Wednesday, August 19, 2009

theatres, talks and displacements

Current work: still en vacances (oh, all right, I’m doing the outline of the second book in the French duo – but I am also having the weekly shop delivered today, the entire upstairs measured for carpets, and panicking about my talk in Great Yarmouth tonight)
Listening to: Julian Lloyd Webber (I need calming cello music because of my talk)
Reading: next on TBR (home too late last night to start reading)

Chitty Chitty Bang Bang was excellent. Beforehand, son and DH had been a tad grumpy about it. ‘Why do we have to get dragged along to musicals?’ Because it's a family evening out. Involves dinner, too. Stop moaning and enjoy it.

So we had dinner at Tootsie’s (chicken breast with bacon, mushroom and blue cheese… ahhh – and a healthy rocket salad, and crushed Dijon potatoes – note that I managed to sneak in a French dish *g*). And then to the theatre. Great performances all round, and the car is just stunning. (Am still trying to work out how they did the flying bit. Hydraulics? Wires?
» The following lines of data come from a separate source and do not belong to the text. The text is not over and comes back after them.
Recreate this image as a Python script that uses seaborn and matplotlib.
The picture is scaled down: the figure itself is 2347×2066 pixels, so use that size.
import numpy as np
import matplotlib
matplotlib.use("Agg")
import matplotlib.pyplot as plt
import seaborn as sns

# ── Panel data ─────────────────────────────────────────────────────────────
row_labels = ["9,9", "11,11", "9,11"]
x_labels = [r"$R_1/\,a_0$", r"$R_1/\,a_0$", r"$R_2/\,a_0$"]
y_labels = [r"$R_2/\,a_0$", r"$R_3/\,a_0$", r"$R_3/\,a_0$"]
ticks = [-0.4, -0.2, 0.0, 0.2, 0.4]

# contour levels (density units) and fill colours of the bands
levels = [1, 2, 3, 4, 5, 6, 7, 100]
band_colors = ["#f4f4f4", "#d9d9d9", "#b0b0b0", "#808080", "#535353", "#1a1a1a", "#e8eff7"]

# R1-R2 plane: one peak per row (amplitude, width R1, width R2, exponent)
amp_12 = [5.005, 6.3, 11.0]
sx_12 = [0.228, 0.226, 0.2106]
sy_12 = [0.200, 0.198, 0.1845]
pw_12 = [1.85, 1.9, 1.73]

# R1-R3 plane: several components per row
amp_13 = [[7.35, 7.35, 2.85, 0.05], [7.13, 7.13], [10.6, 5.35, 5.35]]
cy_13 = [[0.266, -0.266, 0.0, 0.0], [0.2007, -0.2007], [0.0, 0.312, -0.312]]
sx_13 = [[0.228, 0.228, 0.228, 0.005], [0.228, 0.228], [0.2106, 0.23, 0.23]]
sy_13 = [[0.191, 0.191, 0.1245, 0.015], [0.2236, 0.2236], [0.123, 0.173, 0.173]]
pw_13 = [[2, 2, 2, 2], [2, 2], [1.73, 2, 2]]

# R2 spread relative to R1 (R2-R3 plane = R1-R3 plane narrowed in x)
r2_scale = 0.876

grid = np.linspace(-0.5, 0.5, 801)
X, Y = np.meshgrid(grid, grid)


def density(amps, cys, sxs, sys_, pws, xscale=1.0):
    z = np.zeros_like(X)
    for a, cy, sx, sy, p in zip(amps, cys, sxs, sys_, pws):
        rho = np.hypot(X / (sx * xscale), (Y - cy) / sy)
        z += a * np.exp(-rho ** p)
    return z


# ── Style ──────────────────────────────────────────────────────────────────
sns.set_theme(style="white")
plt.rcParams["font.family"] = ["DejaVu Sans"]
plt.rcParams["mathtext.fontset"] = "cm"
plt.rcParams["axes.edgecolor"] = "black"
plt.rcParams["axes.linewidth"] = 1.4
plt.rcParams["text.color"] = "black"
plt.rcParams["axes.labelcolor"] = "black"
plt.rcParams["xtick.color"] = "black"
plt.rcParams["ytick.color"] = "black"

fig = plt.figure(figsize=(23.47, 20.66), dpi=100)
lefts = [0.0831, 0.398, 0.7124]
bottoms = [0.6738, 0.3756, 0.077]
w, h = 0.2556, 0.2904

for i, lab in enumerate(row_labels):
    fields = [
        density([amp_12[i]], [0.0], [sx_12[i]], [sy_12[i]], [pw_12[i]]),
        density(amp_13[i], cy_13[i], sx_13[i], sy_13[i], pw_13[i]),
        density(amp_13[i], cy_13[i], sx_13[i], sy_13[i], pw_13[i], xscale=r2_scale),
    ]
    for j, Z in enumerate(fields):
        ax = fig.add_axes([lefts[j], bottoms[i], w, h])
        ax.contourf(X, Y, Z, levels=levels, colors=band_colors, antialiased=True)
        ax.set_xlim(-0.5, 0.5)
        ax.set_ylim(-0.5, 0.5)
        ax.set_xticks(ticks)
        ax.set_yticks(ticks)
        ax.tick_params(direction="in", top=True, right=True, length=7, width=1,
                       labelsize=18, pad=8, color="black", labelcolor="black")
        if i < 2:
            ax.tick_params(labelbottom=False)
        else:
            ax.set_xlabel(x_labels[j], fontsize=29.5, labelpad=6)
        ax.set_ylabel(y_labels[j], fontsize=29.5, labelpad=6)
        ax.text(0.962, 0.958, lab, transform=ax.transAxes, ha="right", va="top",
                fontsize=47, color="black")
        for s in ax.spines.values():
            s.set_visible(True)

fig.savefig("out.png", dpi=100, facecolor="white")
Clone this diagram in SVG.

Brilliant, anyway.) It got a standing ovation. Son and DH admitted they’d enjoyed it, but are adamant they don’t want to come to more musicals. Madam looked at me. ‘So we could go to London and see Grease, then, and they won’t insist on coming with us.’ LOL. I foresee girly evenings for musicals. Son, I think, might like more serious drama. He has been banging on about wanting to see Shakespeare, but it has to be the right play and the right production. (No more mistakes like the one I made taking DH to see a version of Coriolanus set in the 1930s. Verrrry self-conscious and it put him off Shakespeare for ever.)

Am doing a talk in Great Yarmouth tonight at Books Inside, on spooks and poisoners and anything else I’ve written about Yarmouth. Need to sort the Post-It notes on my pages in case I dry up and need to remind myself.

In the meantime, am distracted by carpet measuring, working on the outline for the second book in the French duo, and I think I promised to take the kids bowling today. That, or make more cookies (but this time we’re going back to MY recipe – the one in Madam’s book yesterday was not a success. Very bland and completely the wrong texture… I mean, since when do cookies contain eggs?).


Donna Alward said...

Almost all my cookie recipes contain eggs! What else do you moisten them with? Curious minds want to know.

I like Madam already. Today I am taking my girly girls to historic houses. The dh is away and we save these trips for such an occasion. LOL

Caroline Storer said...

Hi Kate. I've never really been into Shakespere - until I was taken (read "dragged") to The Globe to see a play (not even on of his famous ones either). But when I got there the ambiance of it all and the quality of the play (even though I only understood about 20% of it) blew me away! It was out of this world. Your son might like that (not to mention you of course!) Take care. Caroline x

Kate Hardy said...

Sorry, Donna, I wasn't at all clear in my post. Of course cookies have eggs!! (The choc-chip ones are a huge fave here.)

What I mean are biscuits... not the scone-type baked goods you get in the US but (as I'm sure you know!) are flat sweet cookies. Think French galettes or gingerbread men - that sort of thing.

My recipe for this sort of biscuit doesn't use eggs - lovely plain biscuits that are even nicer if you paint them with melted chocolate and sprinkle flaked almonds on top.

Cream 225g butter with 125g vanilla sugar; mix in 325g plain white flour (best done with hands) until you get a dough similar in texture to shortcrust pastry. Roll to about 8mm thick, cut out shapes, and bake at 180 degrees for 10-12 minutes or until just beginning to colour (don't overbake or they're bitter).

These are nice and flat for littlies to decorate - the ones we made yesterday rose and cracked and didn't taste of anything.

I must go on the hunt for the South African biscuit recipe we used to have at school. It involved condensed milk and they were gorgeous.

Kate Hardy said...

Hi Caroline - poor you, being dragged to see something you thought you'd hate! I haven't been to the Globe, though it's on my list of things I want to do. You're right, son probably would enjoy it - that'll be something for next summer (and another thing where the children's godmother would join us and enjoy it).

Olivia Ryan said...

You're making me feel hungry!!

Shakespeare? I fell in love with him in the sixth form while doing Othello for A-level. It's still my favourite - I just love the jealousy theme and all the raw emotion being bandied about. I learnt great chunks of it off by heart (we had to, in those days, didn't we!) and my kids are amazed that I can still quote from it (and whole John Donne poems) after all these years. But that's only because they're my faves! I love Shakespeare's wit and humour too. But maybe your son would prefer one of the historicals? Or Macbeth? Plenty of dramatic action there!

Kate Hardy said...

Olivia - mm, I was thinking Macbeth. Saw that with Derek Jacobi, and it was stunning!

My A level texts were the Roman plays. I can still quote large chunks of A&C. (Saw an amazing version of that at the uni of Essex - cast of six, all male. Really brought the themes home!)